_Work to complete_
Below are entries. Copy exactly the lines running from the line that holds "Recreate this image as a component" to the line that holds "Line, XAxis, YAxis", with both ends included.

Recorded data
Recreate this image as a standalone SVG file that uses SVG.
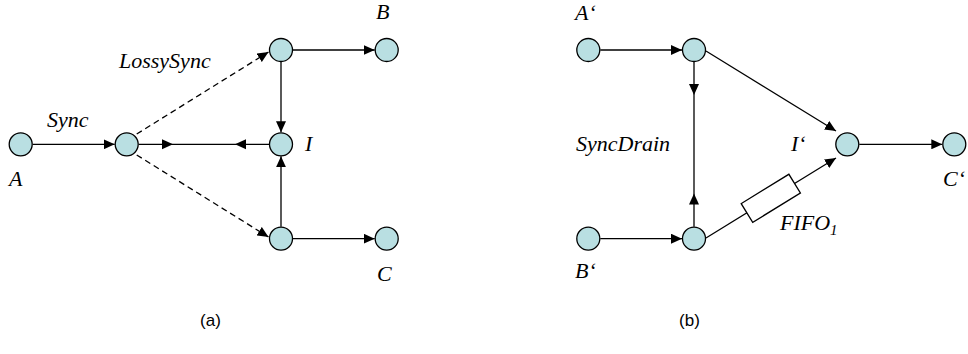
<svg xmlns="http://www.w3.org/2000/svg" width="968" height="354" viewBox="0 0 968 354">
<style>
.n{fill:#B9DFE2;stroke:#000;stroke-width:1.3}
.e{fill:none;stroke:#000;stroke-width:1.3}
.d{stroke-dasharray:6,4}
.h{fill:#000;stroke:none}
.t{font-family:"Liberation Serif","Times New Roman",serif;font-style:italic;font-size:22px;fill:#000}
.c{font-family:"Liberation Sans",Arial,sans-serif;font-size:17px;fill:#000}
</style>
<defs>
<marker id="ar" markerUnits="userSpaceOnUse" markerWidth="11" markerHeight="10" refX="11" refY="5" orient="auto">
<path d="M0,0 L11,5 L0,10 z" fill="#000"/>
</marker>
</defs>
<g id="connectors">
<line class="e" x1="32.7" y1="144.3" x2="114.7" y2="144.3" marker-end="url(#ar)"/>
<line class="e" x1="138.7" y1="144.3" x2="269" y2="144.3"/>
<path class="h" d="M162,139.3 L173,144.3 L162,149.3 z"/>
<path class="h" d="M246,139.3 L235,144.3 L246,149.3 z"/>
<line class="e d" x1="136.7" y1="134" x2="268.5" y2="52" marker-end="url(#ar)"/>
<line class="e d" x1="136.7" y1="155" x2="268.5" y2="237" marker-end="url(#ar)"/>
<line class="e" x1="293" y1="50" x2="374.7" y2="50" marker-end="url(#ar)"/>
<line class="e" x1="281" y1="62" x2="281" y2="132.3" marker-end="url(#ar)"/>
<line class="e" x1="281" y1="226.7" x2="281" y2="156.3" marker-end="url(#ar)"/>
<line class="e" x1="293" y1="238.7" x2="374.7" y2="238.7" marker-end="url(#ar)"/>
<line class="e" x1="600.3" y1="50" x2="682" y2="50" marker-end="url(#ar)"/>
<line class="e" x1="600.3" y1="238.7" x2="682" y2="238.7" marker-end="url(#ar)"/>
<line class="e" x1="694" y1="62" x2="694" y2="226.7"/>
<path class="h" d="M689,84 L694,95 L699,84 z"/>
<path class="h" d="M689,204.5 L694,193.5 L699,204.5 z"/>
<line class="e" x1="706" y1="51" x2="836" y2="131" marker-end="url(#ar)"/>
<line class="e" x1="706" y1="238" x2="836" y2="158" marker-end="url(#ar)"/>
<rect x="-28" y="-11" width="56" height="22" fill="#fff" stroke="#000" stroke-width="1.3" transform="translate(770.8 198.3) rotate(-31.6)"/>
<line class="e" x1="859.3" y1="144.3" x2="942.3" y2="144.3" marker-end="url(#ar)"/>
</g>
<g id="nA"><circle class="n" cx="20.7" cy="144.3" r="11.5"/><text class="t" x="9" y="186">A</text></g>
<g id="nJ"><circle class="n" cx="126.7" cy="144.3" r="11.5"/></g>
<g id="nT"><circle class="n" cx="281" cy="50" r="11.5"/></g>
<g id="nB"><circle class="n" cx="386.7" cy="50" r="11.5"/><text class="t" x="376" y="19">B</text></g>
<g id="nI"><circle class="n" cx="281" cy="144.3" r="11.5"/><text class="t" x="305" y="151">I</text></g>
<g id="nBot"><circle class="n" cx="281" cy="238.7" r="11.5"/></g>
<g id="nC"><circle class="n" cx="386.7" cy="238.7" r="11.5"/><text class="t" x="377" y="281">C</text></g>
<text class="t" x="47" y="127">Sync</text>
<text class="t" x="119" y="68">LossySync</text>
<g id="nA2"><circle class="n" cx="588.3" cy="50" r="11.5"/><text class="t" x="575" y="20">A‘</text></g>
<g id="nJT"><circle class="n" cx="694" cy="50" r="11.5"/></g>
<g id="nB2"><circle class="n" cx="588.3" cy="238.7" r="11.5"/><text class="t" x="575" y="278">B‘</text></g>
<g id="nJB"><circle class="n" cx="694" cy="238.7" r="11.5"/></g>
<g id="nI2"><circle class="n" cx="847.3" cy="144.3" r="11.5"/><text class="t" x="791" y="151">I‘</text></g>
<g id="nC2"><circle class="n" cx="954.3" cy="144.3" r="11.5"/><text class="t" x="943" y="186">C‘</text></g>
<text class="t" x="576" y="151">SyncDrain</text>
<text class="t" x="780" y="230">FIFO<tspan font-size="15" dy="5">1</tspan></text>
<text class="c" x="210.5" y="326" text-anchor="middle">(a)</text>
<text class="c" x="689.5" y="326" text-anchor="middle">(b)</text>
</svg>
==
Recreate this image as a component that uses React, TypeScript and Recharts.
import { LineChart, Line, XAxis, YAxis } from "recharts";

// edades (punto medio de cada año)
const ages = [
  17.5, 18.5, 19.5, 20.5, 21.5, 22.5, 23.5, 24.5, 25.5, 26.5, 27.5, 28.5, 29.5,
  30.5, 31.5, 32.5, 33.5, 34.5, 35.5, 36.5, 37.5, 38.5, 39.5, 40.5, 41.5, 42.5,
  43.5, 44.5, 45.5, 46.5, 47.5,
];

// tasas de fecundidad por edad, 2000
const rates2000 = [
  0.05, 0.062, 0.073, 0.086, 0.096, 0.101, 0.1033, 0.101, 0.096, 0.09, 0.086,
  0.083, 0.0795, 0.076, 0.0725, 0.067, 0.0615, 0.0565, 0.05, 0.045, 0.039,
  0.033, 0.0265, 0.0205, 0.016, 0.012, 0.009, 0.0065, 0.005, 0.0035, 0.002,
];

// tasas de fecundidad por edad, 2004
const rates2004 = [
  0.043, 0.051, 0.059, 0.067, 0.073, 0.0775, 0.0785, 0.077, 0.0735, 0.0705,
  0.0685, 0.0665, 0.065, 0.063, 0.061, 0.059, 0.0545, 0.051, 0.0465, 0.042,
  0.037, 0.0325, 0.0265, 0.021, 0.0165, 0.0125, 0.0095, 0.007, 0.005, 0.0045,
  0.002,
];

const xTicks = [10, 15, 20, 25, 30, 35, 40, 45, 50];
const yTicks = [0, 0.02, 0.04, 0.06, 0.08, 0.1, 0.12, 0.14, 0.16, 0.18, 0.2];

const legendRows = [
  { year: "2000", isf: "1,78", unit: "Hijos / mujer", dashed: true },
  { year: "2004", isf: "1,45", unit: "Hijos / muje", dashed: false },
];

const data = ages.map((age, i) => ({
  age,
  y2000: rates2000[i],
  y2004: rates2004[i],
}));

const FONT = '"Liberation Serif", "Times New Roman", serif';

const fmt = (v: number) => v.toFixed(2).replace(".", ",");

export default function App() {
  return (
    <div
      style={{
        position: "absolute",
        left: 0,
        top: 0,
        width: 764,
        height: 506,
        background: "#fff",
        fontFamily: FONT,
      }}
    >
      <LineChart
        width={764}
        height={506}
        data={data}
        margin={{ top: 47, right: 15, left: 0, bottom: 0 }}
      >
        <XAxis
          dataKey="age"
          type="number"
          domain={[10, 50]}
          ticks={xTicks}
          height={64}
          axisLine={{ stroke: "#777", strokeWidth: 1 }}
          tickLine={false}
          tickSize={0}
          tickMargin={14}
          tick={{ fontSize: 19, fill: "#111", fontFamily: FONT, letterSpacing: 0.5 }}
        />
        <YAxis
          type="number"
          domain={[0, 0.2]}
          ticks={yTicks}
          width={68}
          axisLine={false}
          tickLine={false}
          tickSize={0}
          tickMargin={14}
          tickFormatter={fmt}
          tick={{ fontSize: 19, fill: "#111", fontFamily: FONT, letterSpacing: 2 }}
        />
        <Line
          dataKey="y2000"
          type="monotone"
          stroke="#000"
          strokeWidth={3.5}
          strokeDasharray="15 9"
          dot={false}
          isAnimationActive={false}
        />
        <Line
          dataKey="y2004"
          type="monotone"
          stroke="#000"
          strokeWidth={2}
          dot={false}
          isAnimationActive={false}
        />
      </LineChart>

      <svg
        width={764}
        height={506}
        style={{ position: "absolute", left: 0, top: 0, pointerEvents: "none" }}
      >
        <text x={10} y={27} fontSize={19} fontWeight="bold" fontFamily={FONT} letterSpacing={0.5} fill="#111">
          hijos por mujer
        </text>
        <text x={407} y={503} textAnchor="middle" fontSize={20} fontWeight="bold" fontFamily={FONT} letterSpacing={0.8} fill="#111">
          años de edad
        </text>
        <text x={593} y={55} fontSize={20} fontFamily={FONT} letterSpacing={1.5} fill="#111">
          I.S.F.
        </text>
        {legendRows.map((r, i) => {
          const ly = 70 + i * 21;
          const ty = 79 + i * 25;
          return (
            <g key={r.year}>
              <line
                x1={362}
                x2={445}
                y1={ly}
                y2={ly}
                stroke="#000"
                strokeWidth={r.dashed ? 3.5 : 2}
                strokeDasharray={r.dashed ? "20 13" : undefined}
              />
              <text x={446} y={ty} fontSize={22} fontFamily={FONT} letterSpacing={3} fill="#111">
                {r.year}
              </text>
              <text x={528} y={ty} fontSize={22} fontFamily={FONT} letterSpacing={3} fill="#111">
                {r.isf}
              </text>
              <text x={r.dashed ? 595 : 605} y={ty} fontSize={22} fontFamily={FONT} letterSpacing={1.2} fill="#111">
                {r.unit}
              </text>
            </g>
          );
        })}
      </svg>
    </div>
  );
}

_Response below_
Recreate this image as a component that uses React, TypeScript and Recharts.
import { LineChart, Line, XAxis, YAxis } from "recharts";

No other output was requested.